One highlight of my childhood growing up in California was a family vacation to Yosemite National Park. For the first time in my life, I was awed by the splendour of nature. In that magnificent setting – with its wildlife and vast open spaces – I remember learning that national parks existed because the US government had agreed to protect them for future generations.
Since then, as a conservation biologist and wildlife professional, I have been fortunate to visit dozens of national parks around the world. In so many cases, these places are sources of both natural splendour and tremendous pride to the countries that have established them.
The world conservation community comes together November 12th-19th in Sydney, Australia for the once-in-a-decade World Parks Congress, convened by IUCN (International Union for Conservation of Nature). My Wildlife Conservation Society colleagues and I will join thousands of delegates from around the world representing governments, conservation organisations, academia and the business community.
The gathering finds us at a crossroads. A landmark paper published this week in Nature by James Watson and colleagues shows that there is now significant evidence that many governments are backsliding on their commitments to establish and support parks and other protected areas.
While the area of land and ocean protected by law has increased since the last World Parks Congress in 2002, parks are under siege. Governments have cut funding and reduced staff. More and more parks are being opened up to commercial extractive industries like logging, energy development and extraction, and mining. And all too many parks are poorly managed or exist on paper only.
This Congress presents the world community with a critical decision: to continue down the path of squandering our precious wildlife and natural resources, or to re-commit ourselves to the establishment and responsible management of parks across the globe.
Many parks – particularly in some developing countries with poor leadership, low political will and corruption – have been ransacked by commercial poachers and wildlife traffickers. Parks in Africa and Asia have lost significant wildlife, with more than half of all large mammals lost from African parks alone.
Of course, all is not bleak, and many governments are trying their best, even with limited resources, to turn the tide and protect the wildlife in their parks. But it is an uphill battle. Our species is continuing to transform our planet at a devastatingly rapid rate, with the elimination of wild animals and plants in the process and significant harm to local human populations that depend on healthy ecosystems.
As we continue our relentless destruction of our natural world, it is critical that we protect the most intact, well-functioning ecosystems that remain, from the Arctic, to the tropical forests, to the deep sea. Today, parks cover only 13% of the land on Earth and 3% of the world’s oceans; much more is needed.
When well-managed, parks help wildlife to persist at ecologically functional densities, not only saving iconic species but preserving ecosystem function and services. Billions of people receive fresh water directly due to the natural filtering function that intact forests provide. It is critical to maximise these and other benefits protected areas give us – from tourism and employment opportunities to payments for reduced deforestation.

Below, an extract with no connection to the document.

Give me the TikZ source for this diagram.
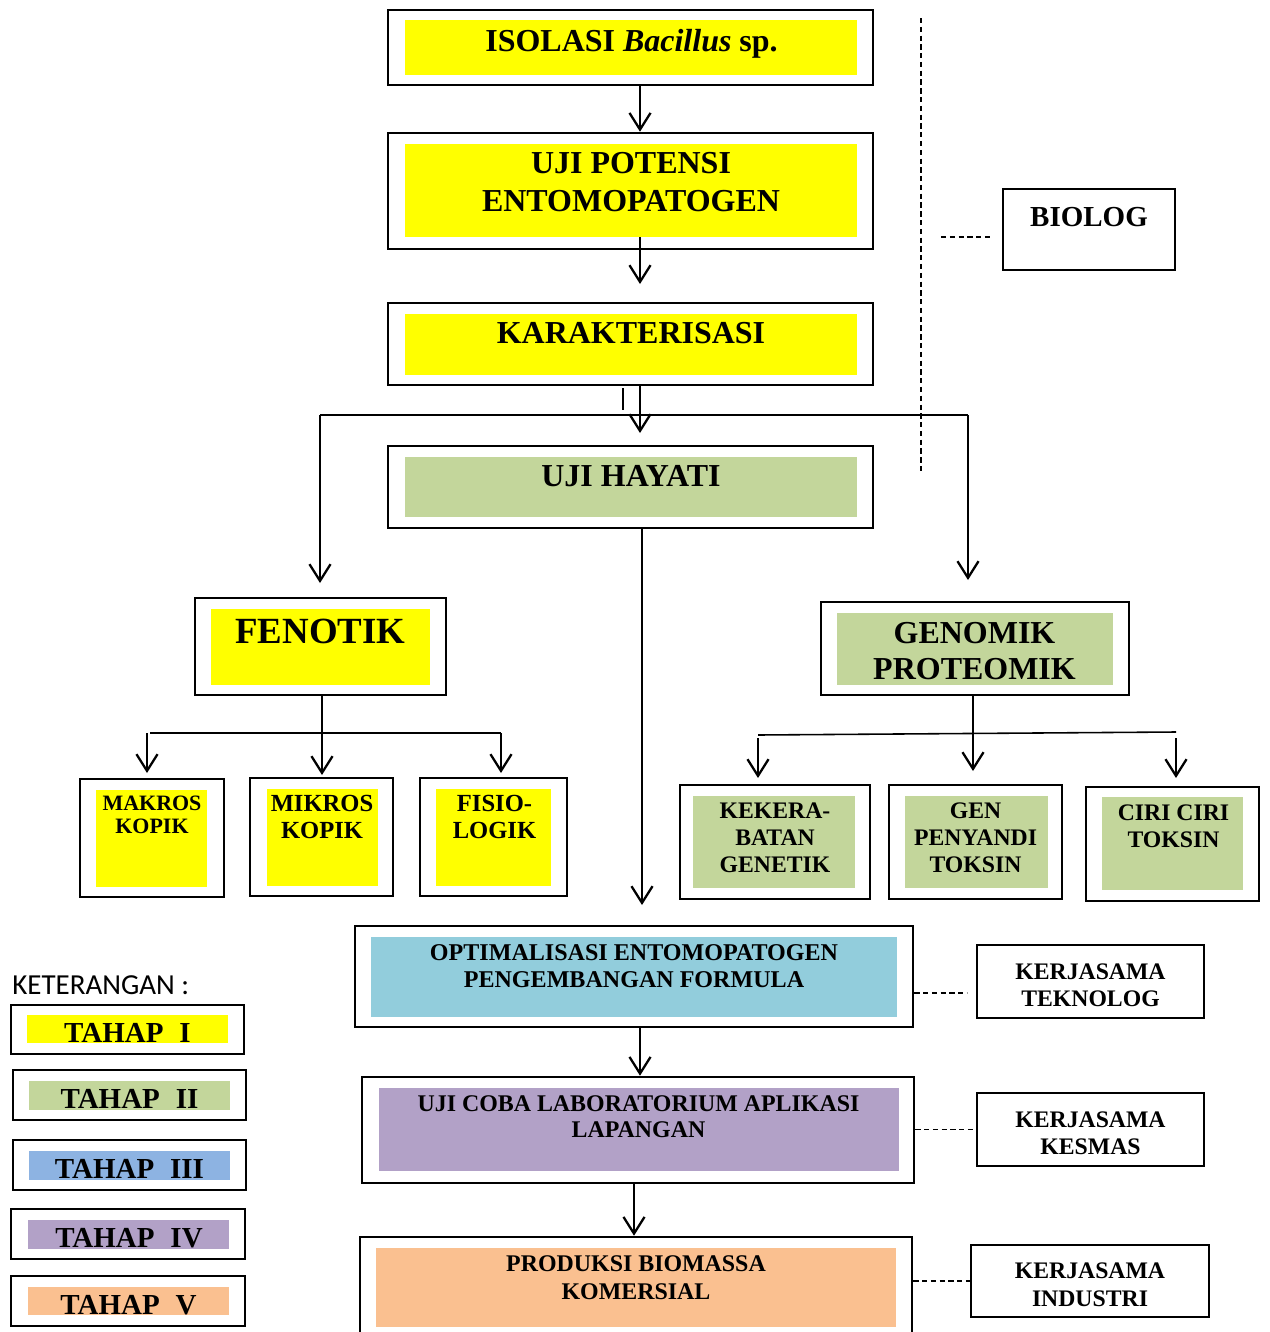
\documentclass[tikz,border=0pt]{standalone}
\usepackage{fontspec}
\setmainfont{Liberation Serif}
\newfontfamily\calib{Carlito}
\usetikzlibrary{arrows.meta,fit,calc}
\definecolor{cyel}{HTML}{FFFF00}
\definecolor{cgrn}{HTML}{C3D69B}
\definecolor{cblu}{HTML}{8DB3E2}
\definecolor{cpur}{HTML}{B2A1C7}
\definecolor{corg}{HTML}{FAC090}
\definecolor{cteal}{HTML}{92CDDC}
\newcommand{\tx}[3]{\fontsize{#1}{#2}\selectfont\bfseries\begin{tabular}[t]{@{}c@{}}#3\end{tabular}}
\begin{document}
\begin{tikzpicture}[x=0.02cm,y=-0.02cm,
  outer/.style={draw, line width=1.45pt, inner sep=0pt},
  inbox/.style={draw=none, inner sep=0pt},
  lbl/.style={anchor=base, inner sep=0pt},
  conn/.style={line width=1.3pt},
  thinconn/.style={line width=0.9pt},
  arr/.style={line width=1.3pt, -{Straight Barb[length=9.5pt,width=12pt]}},
  dsh/.style={line width=0.6pt, dash pattern=on 3pt off 2pt}]
\useasboundingbox (0,0) rectangle (1269,1332);

% ---------- main column ----------
\node[outer, fit={(388,10)(873,85)}] (isol) {};
\node[inbox, fill=cyel, fit={(405,20)(857,75)}] (isolF) {};
\node[lbl] (isolT) at (631.5,51.5) {\tx{18.2}{21.8}{ISOLASI \textit{Bacillus} sp.}};

\node[outer, fit={(388,133)(873,249)}] (pot) {};
\node[inbox, fill=cyel, fit={(405,144)(857,237)}] (potF) {};
\node[lbl] (potT) at (631,173.3) {\tx{18.2}{21.8}{UJI POTENSI\\ENTOMOPATOGEN}};

\node[outer, fit={(388,303)(873,385)}] (kar) {};
\node[inbox, fill=cyel, fit={(405,314)(857,375)}] (karF) {};
\node[lbl] (karT) at (631,343.3) {\tx{18.2}{21.8}{KARAKTERISASI}};

\node[outer, fit={(388,446)(873,528)}] (hay) {};
\node[inbox, fill=cgrn, fit={(405,457)(857,517)}] (hayF) {};
\node[lbl] (hayT) at (631,486.7) {\tx{18.2}{21.8}{UJI HAYATI}};

\node[outer, fit={(1003,189)(1175,270)}] (bio) {};
\node[lbl] (bioT) at (1089,226.5) {\tx{16.5}{20}{BIOLOG}};

% ---------- fenotik ----------
\node[outer, fit={(195,598)(446,695)}] (fen) {};
\node[inbox, fill=cyel, fit={(211,609)(430,685)}] (fenF) {};
\node[lbl] (fenT) at (320.5,643) {\tx{21}{25}{FENOTIK}};

\node[outer, fit={(80,779)(224,897)}] (mak) {};
\node[inbox, fill=cyel, fit={(96,790)(207,887)}] (makF) {};
\node[lbl] (makT) at (152,810) {\tx{12.5}{13.6}{MAKROS\\KOPIK}};

\node[outer, fit={(250,778)(393,896)}] (mik) {};
\node[inbox, fill=cyel, fit={(267,789)(378,886)}] (mikF) {};
\node[lbl] (mikT) at (322,811.5) {\tx{14}{15.6}{MIKROS\\KOPIK}};

\node[outer, fit={(420,778)(567,896)}] (fis) {};
\node[inbox, fill=cyel, fit={(436,789)(551,886)}] (fisF) {};
\node[lbl] (fisT) at (494.5,811.5) {\tx{14}{15.6}{FISIO-\\LOGIK}};

% ---------- genomik ----------
\node[outer, fit={(821,602)(1129,695)}] (gen) {};
\node[inbox, fill=cgrn, fit={(837,613)(1113,685)}] (genF) {};
\node[lbl] (genT) at (974.5,643) {\tx{18.2}{21}{GENOMIK\\PROTEOMIK}};

\node[outer, fit={(680,785)(870,899)}] (kek) {};
\node[inbox, fill=cgrn, fit={(693,796)(855,888)}] (kekF) {};
\node[lbl] (kekT) at (775,818) {\tx{13.5}{15.5}{KEKERA-\\BATAN\\GENETIK}};

\node[outer, fit={(889,785)(1062,899)}] (gpt) {};
\node[inbox, fill=cgrn, fit={(905,796)(1048,888)}] (gptF) {};
\node[lbl] (gptT) at (975.5,818) {\tx{13.5}{15.5}{GEN\\PENYANDI\\TOKSIN}};

\node[outer, fit={(1086,787)(1259,901)}] (cir) {};
\node[inbox, fill=cgrn, fit={(1102,797)(1243,890)}] (cirF) {};
\node[lbl] (cirT) at (1173.5,820) {\tx{13.5}{15.5}{CIRI CIRI\\TOKSIN}};

% ---------- lower column ----------
\node[outer, fit={(355,926)(913,1027)}] (opt) {};
\node[inbox, fill=cteal, fit={(371,937)(897,1017)}] (optF) {};
\node[lbl] (optT) at (634,960) {\tx{13.7}{15.9}{OPTIMALISASI ENTOMOPATOGEN\\PENGEMBANGAN FORMULA}};

\node[outer, fit={(362,1077)(914,1183)}] (ujc) {};
\node[inbox, fill=cpur, fit={(379,1088)(899,1171)}] (ujcF) {};
\node[lbl] (ujcT) at (638.5,1111.5) {\tx{13.6}{15}{UJI COBA LABORATORIUM APLIKASI\\LAPANGAN}};

\node[outer, fit={(360,1237)(912,1345)}] (pro) {};
\node[inbox, fill=corg, fit={(376,1248)(896,1327)}] (proF) {};
\node[lbl] (proT) at (636,1271.5) {\tx{13.6}{16.2}{PRODUKSI BIOMASSA\\KOMERSIAL}};

\node[outer, fit={(977,945)(1204,1018)}] (kt) {};
\node[lbl] (ktT) at (1090.5,979) {\tx{13.5}{15.9}{KERJASAMA\\TEKNOLOG}};
\node[outer, fit={(977,1093)(1204,1166)}] (kk) {};
\node[lbl] (kkT) at (1090.5,1127) {\tx{13.5}{15.9}{KERJASAMA\\KESMAS}};
\node[outer, fit={(971,1245)(1209,1317)}] (ki) {};
\node[lbl] (kiT) at (1090,1278) {\tx{13.5}{16.2}{KERJASAMA\\INDUSTRI}};

% ---------- legend ----------
\node[anchor=base west, inner sep=0pt, font=\calib\fontsize{16.5}{19}\selectfont] (ket) at (12,994) {KETERANGAN :};
\node[outer, fit={(11,1005)(244,1054)}] (t1) {};
\node[inbox, fill=cyel, fit={(27,1015)(228,1043)}] (t1F) {};
\node[lbl] (t1T) at (127.5,1042.7) {\tx{16.5}{20}{TAHAP\hspace{0.55em}I}};
\node[outer, fit={(13,1070)(246,1120)}] (t2) {};
\node[inbox, fill=cgrn, fit={(29,1081)(230,1110)}] (t2F) {};
\node[lbl] (t2T) at (129.5,1108) {\tx{16.5}{20}{TAHAP\hspace{0.55em}II}};
\node[outer, fit={(13,1140)(246,1190)}] (t3) {};
\node[inbox, fill=cblu, fit={(29,1151)(230,1180)}] (t3F) {};
\node[lbl] (t3T) at (129.5,1178) {\tx{16.5}{20}{TAHAP\hspace{0.55em}III}};
\node[outer, fit={(11,1209)(245,1259)}] (t4) {};
\node[inbox, fill=cpur, fit={(28,1220)(229,1249)}] (t4F) {};
\node[lbl] (t4T) at (129,1247) {\tx{16.5}{20}{TAHAP\hspace{0.55em}IV}};
\node[outer, fit={(11,1276)(245,1326)}] (t5) {};
\node[inbox, fill=corg, fit={(28,1287)(229,1315)}] (t5F) {};
\node[lbl] (t5T) at (128.5,1314) {\tx{16.5}{20}{TAHAP\hspace{0.55em}V}};

% ---------- coordinates ----------
\coordinate (ax) at (640,0);
\coordinate (p2end) at (640,284);
\coordinate (k2end) at (640,433);
\coordinate (stA) at (623,388);
\coordinate (stB) at (623,410);
\coordinate (bl) at (320,415);
\coordinate (br) at (968,415);
\coordinate (fenTip) at (320,583);
\coordinate (genTip) at (968,580);
\coordinate (hx) at (642,0);
\coordinate (hayTip) at (642,905);
\coordinate (dvA) at (921,18);
\coordinate (dvB) at (921,472);
\coordinate (dhA) at (941,237);
\coordinate (dhB) at (992,237);
\coordinate (fj) at (322,733);
\coordinate (fl) at (147,733);
\coordinate (fr) at (501,733);
\coordinate (gj) at (973,771);
\coordinate (gl) at (758,735);
\coordinate (gr) at (1176,732);
\coordinate (gtl) at (758,778);
\coordinate (gtr) at (1176,778);
\coordinate (ftl) at (147,773);
\coordinate (ftm) at (322,775);
\coordinate (ftr) at (501,773);
\coordinate (o1) at (640,0);
\coordinate (o2) at (634,0);
\coordinate (ktd) at (967,993);

% ---------- connectors ----------
\draw[arr] (isol.south -| ax) -- (pot.north -| ax);
\draw[arr] (potF.south -| ax) -- (p2end);
\draw[arr] (kar.south -| ax) -- (k2end);
\draw[thinconn] (stA) -- (stB);
\draw[conn] (bl) -- (br);
\draw[arr] (bl) -- (fenTip);
\draw[arr] (br) -- (genTip);
\draw[arr] (hay.south -| hx) -- (hayTip);
\draw[dsh] (dvA) -- (dvB);
\draw[dsh] (dhA) -- (dhB);

\draw[thinconn] (fen.south -| fj) -- (fj);
\draw[thinconn] ($(fl)+(3,0)$) -- (fr);
\draw[arr] (fl) -- (ftl);
\draw[arr] (fj) -- (ftm);
\draw[arr] (fr) -- (ftr);

\draw[arr] (gen.south -| gj) -- (gj);
\draw[thinconn] (gl) -- (gr);
\draw[arr] ($(gl)+(0,3)$) -- (gtl);
\draw[arr] ($(gr)+(0,6)$) -- (gtr);

\draw[arr] (opt.south -| o1) -- (ujc.north -| o1);
\draw[arr] (ujc.south -| o2) -- (pro.north -| o2);
\draw[dsh] (opt.east |- ktd) -- (ktd);
\draw[dsh] (ujc.east |- kk.west) -- (kk.west);
\draw[dsh] (pro.east |- ki.west) -- (ki.west);
\end{tikzpicture}
\end{document}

In developing countries especially, parks and their wildlife will only survive if private and public assistance increases significantly. The Nature paper pointed out that the annual cost of adequately managing an expanded network of terrestrial and marine parks would cost from US$45-75 billion dollars – about 2.5% of global military expenditures.
Governments and industry must allocate new funding to parks, but the responsibility is not theirs alone. Partnerships must be forged with civil society and local communities to ensure sufficient funding, facilitate implementation and establish sound, transparent and honest management practices.
As the world gathers this week in Sydney, my colleagues and I will be stressing the power of parks to protect the "best of the wild" – those remaining intact landscapes and seascapes that have the greatest chance of preserving species and natural ecosystems in the face of global change and a human population that will exceed 8 billion within a decade.
In a decade’s time, I hope we can look back and see large increases in well-managed and well-resourced parks on land and sea, with increases in healthy wildlife populations and intact, well-functioning ecosystems. The priorities we set and the decisions we make today will impact both nature and human welfare long into the future. Indeed, our fate and the fate of the earth are, more than ever before, inseparable.